SIFF 2021 Review: Amy Tan: An Unintended Memoir

Year: 2021

Runtime: 102 minutes

Director: James Redford

 By Joan Amenn

Amy Tan is a critically acclaimed author of many books, the most famous being The Joy Luck Club.It would have been so easy for director James Redford to create a shallow, glossy overview of her astounding success. Instead, he treats us to an intimate and at times harrowing story of a woman who encompasses generations of her family history and decided to write about it. It is tragic that he did not live to see the premiere of this completely engaging, beautifully filmed portrait of an artist who broke so much new ground.

As an Asian American, Tan bravely wrote of her experiences as the daughter of immigrants and in the process gave all women who shared that experience a voice. In the 1980’s, this took the literary world by storm, but Tan modestly admits in the film she is simply a “baby boomer” who wrote about coming to terms with her relationship with her mother. This is an oversimplification of her powerful storytelling capabilities and the compelling, often tragic tale of her family that she fictionalized in her novels. Redford makes wise use of the remarkable talents of animator Xaviera Lopez in not just illustrating moments of Tan’s life but heightening the considerable emotional impact of key events. This combined with the gentle, atmospheric music of Kathryn Bostic make this documentary exceptional and does justice to Tan’s life as a daughter, author and creative force.
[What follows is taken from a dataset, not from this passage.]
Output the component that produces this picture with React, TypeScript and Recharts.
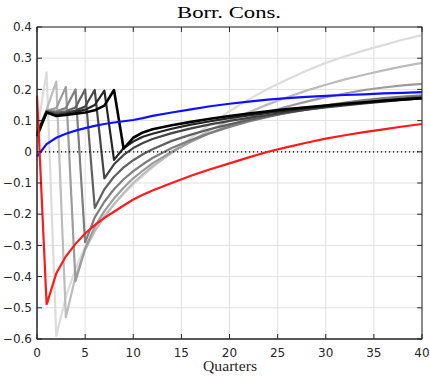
import { CartesianGrid, Line, LineChart, ReferenceLine, XAxis, YAxis } from 'recharts'

const quarters = [0, 1, 2, 3, 4, 5, 6, 7, 8, 9, 10, 11, 12, 14, 16, 18, 20, 22, 24, 26, 28, 30, 32, 34, 36, 38, 40]

const redSeries = [0.18, -0.49, -0.39, -0.335, -0.295, -0.262, -0.235, -0.212, -0.192, -0.172, -0.153, -0.138, -0.124, -0.1, -0.077, -0.056, -0.037, -0.018, 0.0, 0.015, 0.029, 0.042, 0.053, 0.063, 0.072, 0.081, 0.089]
const blueSeries = [-0.015, 0.025, 0.045, 0.058, 0.068, 0.076, 0.083, 0.089, 0.094, 0.098, 0.102, 0.108, 0.115, 0.126, 0.136, 0.146, 0.154, 0.161, 0.167, 0.172, 0.176, 0.179, 0.182, 0.184, 0.187, 0.189, 0.191]

// one path per spike quarter (1..8), light to dark
const spike1 = [0.065, 0.255, -0.59, -0.465, -0.375, -0.305, -0.25, -0.205, -0.168, -0.135, -0.105, -0.077, -0.05, 0.0, 0.045, 0.088, 0.13, 0.168, 0.202, 0.232, 0.26, 0.285, 0.306, 0.325, 0.342, 0.359, 0.374]
const spike2 = [0.062, 0.135, 0.225, -0.53, -0.4, -0.315, -0.255, -0.208, -0.168, -0.132, -0.1, -0.072, -0.047, -0.003, 0.035, 0.07, 0.1, 0.127, 0.152, 0.175, 0.196, 0.215, 0.232, 0.247, 0.261, 0.274, 0.285]
const spike3 = [0.06, 0.132, 0.14, 0.208, -0.415, -0.31, -0.24, -0.19, -0.15, -0.115, -0.085, -0.06, -0.037, 0.0, 0.032, 0.06, 0.085, 0.107, 0.127, 0.145, 0.161, 0.175, 0.187, 0.198, 0.206, 0.213, 0.218]
const spike4 = [0.06, 0.13, 0.13, 0.14, 0.2, -0.29, -0.21, -0.16, -0.12, -0.088, -0.062, -0.04, -0.02, 0.012, 0.038, 0.06, 0.08, 0.097, 0.112, 0.126, 0.138, 0.149, 0.158, 0.166, 0.172, 0.177, 0.181]
const spike5 = [0.06, 0.13, 0.125, 0.13, 0.142, 0.2, -0.18, -0.12, -0.08, -0.05, -0.027, -0.008, 0.008, 0.035, 0.055, 0.073, 0.088, 0.102, 0.114, 0.125, 0.135, 0.144, 0.152, 0.159, 0.165, 0.171, 0.177]
const spike6 = [0.058, 0.128, 0.12, 0.125, 0.132, 0.145, 0.198, -0.085, -0.04, -0.01, 0.012, 0.028, 0.041, 0.06, 0.075, 0.088, 0.099, 0.109, 0.118, 0.127, 0.135, 0.142, 0.149, 0.155, 0.161, 0.166, 0.172]
const spike7 = [0.055, 0.127, 0.117, 0.121, 0.127, 0.135, 0.15, 0.196, -0.026, 0.012, 0.033, 0.048, 0.058, 0.074, 0.087, 0.098, 0.108, 0.117, 0.125, 0.132, 0.139, 0.146, 0.152, 0.157, 0.162, 0.167, 0.171]
const spike8 = [0.05, 0.126, 0.115, 0.118, 0.122, 0.126, 0.133, 0.148, 0.198, 0.01, 0.045, 0.062, 0.072, 0.085, 0.096, 0.106, 0.115, 0.123, 0.13, 0.137, 0.143, 0.148, 0.154, 0.159, 0.164, 0.168, 0.172]

const spikes = [spike1, spike2, spike3, spike4, spike5, spike6, spike7, spike8]
const grays = ['#dcdcdc', '#bcbcbc', '#9c9c9c', '#7e7e7e', '#606060', '#444444', '#262626', '#000000']

const xTicks = [0, 5, 10, 15, 20, 25, 30, 35, 40]
const yTicks = [-0.6, -0.5, -0.4, -0.3, -0.2, -0.1, 0, 0.1, 0.2, 0.3, 0.4]
const xMin = 0
const xMax = 40
const yMin = -0.6
const yMax = 0.4

const rows = quarters.map((q, i) => {
  const row: Record<string, number> = { q, red: redSeries[i], blue: blueSeries[i] }
  spikes.forEach((s, k) => {
    row[`s${k + 1}`] = s[i]
  })
  return row
})

const W = 430
const H = 376
const M = { top: 27, right: 8, bottom: 0, left: 0 }
const yAxisW = 37
const xAxisH = 37
const axisColor = '#262626'
const tickFont = { fill: '#262626', fontSize: 12, fontFamily: 'DejaVu Sans' }
// inward tick length on the top / right box edges, in data units
const xTickLen = 0.5
const yTickLen = 0.016

const fmtY = (v: number) => (v === 0 ? '0' : v < 0 ? `\u2212${Math.abs(v).toFixed(1)}` : v.toFixed(1))

export default function App() {
  const plotW = W - M.left - M.right - yAxisW
  const plotH = H - M.top - M.bottom - xAxisH
  return (
    <div style={{ position: 'absolute', left: 0, top: 0, width: W, height: H, background: '#fff' }}>
      <LineChart width={W} height={H} data={rows} margin={M}>
        <CartesianGrid stroke="#e0e0e0" strokeWidth={1} />
        <XAxis
          dataKey="q"
          type="number"
          domain={[xMin, xMax]}
          ticks={xTicks}
          height={xAxisH}
          tickSize={-5}
          tickMargin={14}
          stroke={axisColor}
          tick={tickFont}
        />
        <YAxis
          type="number"
          domain={[yMin, yMax]}
          ticks={yTicks}
          width={yAxisW}
          tickSize={-5}
          tickMargin={10}
          tickFormatter={fmtY}
          stroke={axisColor}
          tick={tickFont}
        />
        {spikes.map((_, k) => (
          <Line
            key={k}
            type="linear"
            dataKey={`s${k + 1}`}
            stroke={grays[k]}
            strokeWidth={k === 7 ? 2.6 : 2.2}
            dot={false}
            strokeLinejoin="round"
            isAnimationActive={false}
          />
        ))}
        <ReferenceLine y={0} stroke="#000" strokeWidth={1.2} strokeDasharray="1.2 2.8" />
        <Line type="linear" dataKey="blue" stroke="#1010ff" strokeWidth={2.2} dot={false} isAnimationActive={false} />
        <Line type="linear" dataKey="red" stroke="#ff1a1a" strokeWidth={2.2} dot={false} isAnimationActive={false} />
        {xTicks.map((t) => (
          <ReferenceLine
            key={`tx${t}`}
            segment={[
              { x: t, y: yMax },
              { x: t, y: yMax - yTickLen },
            ]}
            stroke={axisColor}
            ifOverflow="visible"
          />
        ))}
        {yTicks.map((t) => (
          <ReferenceLine
            key={`ty${t}`}
            segment={[
              { x: xMax, y: t },
              { x: xMax - xTickLen, y: t },
            ]}
            stroke={axisColor}
            ifOverflow="visible"
          />
        ))}
      </LineChart>
      <svg width={W} height={H} style={{ position: 'absolute', left: 0, top: 0, pointerEvents: 'none' }}>
        <rect
          x={M.left + yAxisW}
          y={M.top}
          width={plotW}
          height={plotH}
          fill="none"
          stroke={axisColor}
          strokeWidth={1}
        />
        <text x={229} y={18} textAnchor="middle" fontFamily="Liberation Serif" fontSize={17} textLength={104} lengthAdjust="spacingAndGlyphs" fill="#000">
          Borr. Cons.
        </text>
        <text x={230} y={371} textAnchor="middle" fontFamily="Liberation Serif" fontSize={14} textLength={54} lengthAdjust="spacingAndGlyphs" fill="#262626">
          Quarters
        </text>
      </svg>
    </div>
  )
}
But “Amy Tan: An Unintended Memoir” (2021) is as much the story of Tan’s mother as it is about her. It is astonishing that someone who looks so tiny and frail could endure so much anguish and trauma and yet accomplish so much. Daisy Tan was an independent and fiercely demanding woman who set perhaps impossible standards for her daughter, but she was also a deeply tortured soul. The film juxtaposes pictures of the Tan family gathered around a table with friends to play cards and mah-jongg with Amy talking about the horrors of growing up with a parent who struggled with mental illness. Redford lets her tell about her life simply and honestly and we are won over by how refreshingly candid and grounded she is, even about how she was criticized by some for how she portrayed Asian Americans in her books. Tan clearly did not ban any topic from discussion in front of the camera. The result is a wonderfully complex and satisfying visit with a fascinating woman.